Exports, too, have reportedly gone up to 6.38 LMT in 2022-23 compared with last year’s 5.04 LMT. Farmers preferred to sell onions to big traders who undertake the export business because they were getting better prices compared to the crashing prices domestically.
However, all this came to an end due to bad weather – first, the untimely heat in early summer, followed by unseasonal rains. The first event led to faster ripening of onions – though not fully grown – and the second caused a drastic reduction in their shelf life because increased humidity causes fungus infestations and leads to rotting of the bulbs.
Onion production in India takes place through three crop cycles – rabi (winter), kharif (monsoon) and late kharif. The rabi crop provides up to 70 per cent of the total production and supplies onions from late winter through the entire summer and till the monsoon.
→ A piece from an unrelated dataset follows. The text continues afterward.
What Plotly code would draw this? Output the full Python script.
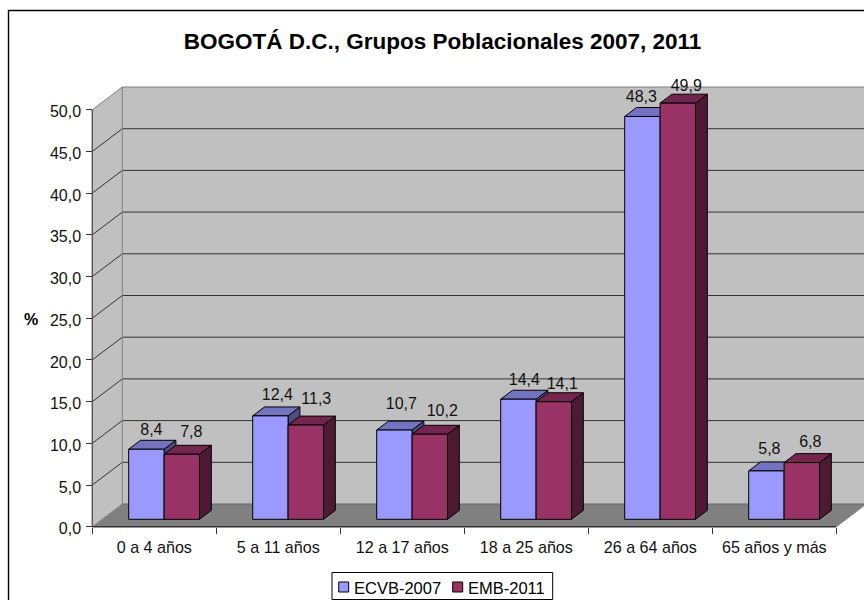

After that, the kharif harvest kicks in and provides the supply till September. Then the late kharif supports supply for initial winter months. Remember: onions cannot be stored in cold storages, and are stored in racks in the open, with good air circulation.
Normally, a lean period arises around September -October, as kharif supply runs out and the subsequent harvests are yet to come in. This is the period when prices are expected to rise.
But it is being argued that the damage to crops due to bad weather has disrupted the schedule and a shortage has arisen earlier. In fact, there are predictions that prices will hit a peak in September.
The government woke up to this imminent crisis after it had hit. First, it imposed a 40 per cent duty on exports, which is a way of restricting exports. Then, a few days after that, on August 20, commerce minister Piyush Goyal announced that government would procure onions from farmers at the rate of Rs 2,410 per quintal. This was an attempt to ensure a slightly better price for farmers while still pulling it down from the retail high it had reached. He also declared that the procurement target would be boosted from 3 lakh metric tonnes to 5 lakh metric tonnes.
These measures may have some cooling effect on the markets but with the looming shortages, it is equally likely that onion prices will reach new highs in September.
What nobody among the policy makers and market analysts is talking about is the potential of hoarding by big traders and its devastating effect on prices. It is well known that big traders in Nashik (which is where the biggest wholesale onion markets are located) and Mumbai have a long history of cartelisation and hoarding of onions. As far back as 2012, the Competition Commission of India had highlighted this in a path breaking report. It had, among other things, pointed out “collusion” among traders and commission agents; “low price bidding”; “indulging in intentional hoarding to create artificial demand situation for realization of better prices” in Maharashtra and Karnataka onion trade.
The Competition Commission had called for strict monitoring and regulatory interventions apart from other measures. Nothing much has changed since then. In fact, the political will to regulate these so-called free markets appears to be even lower than before. So, the possibility of onion price manipulation through these long-flagged means is a distinct possibility in the current onion crisis.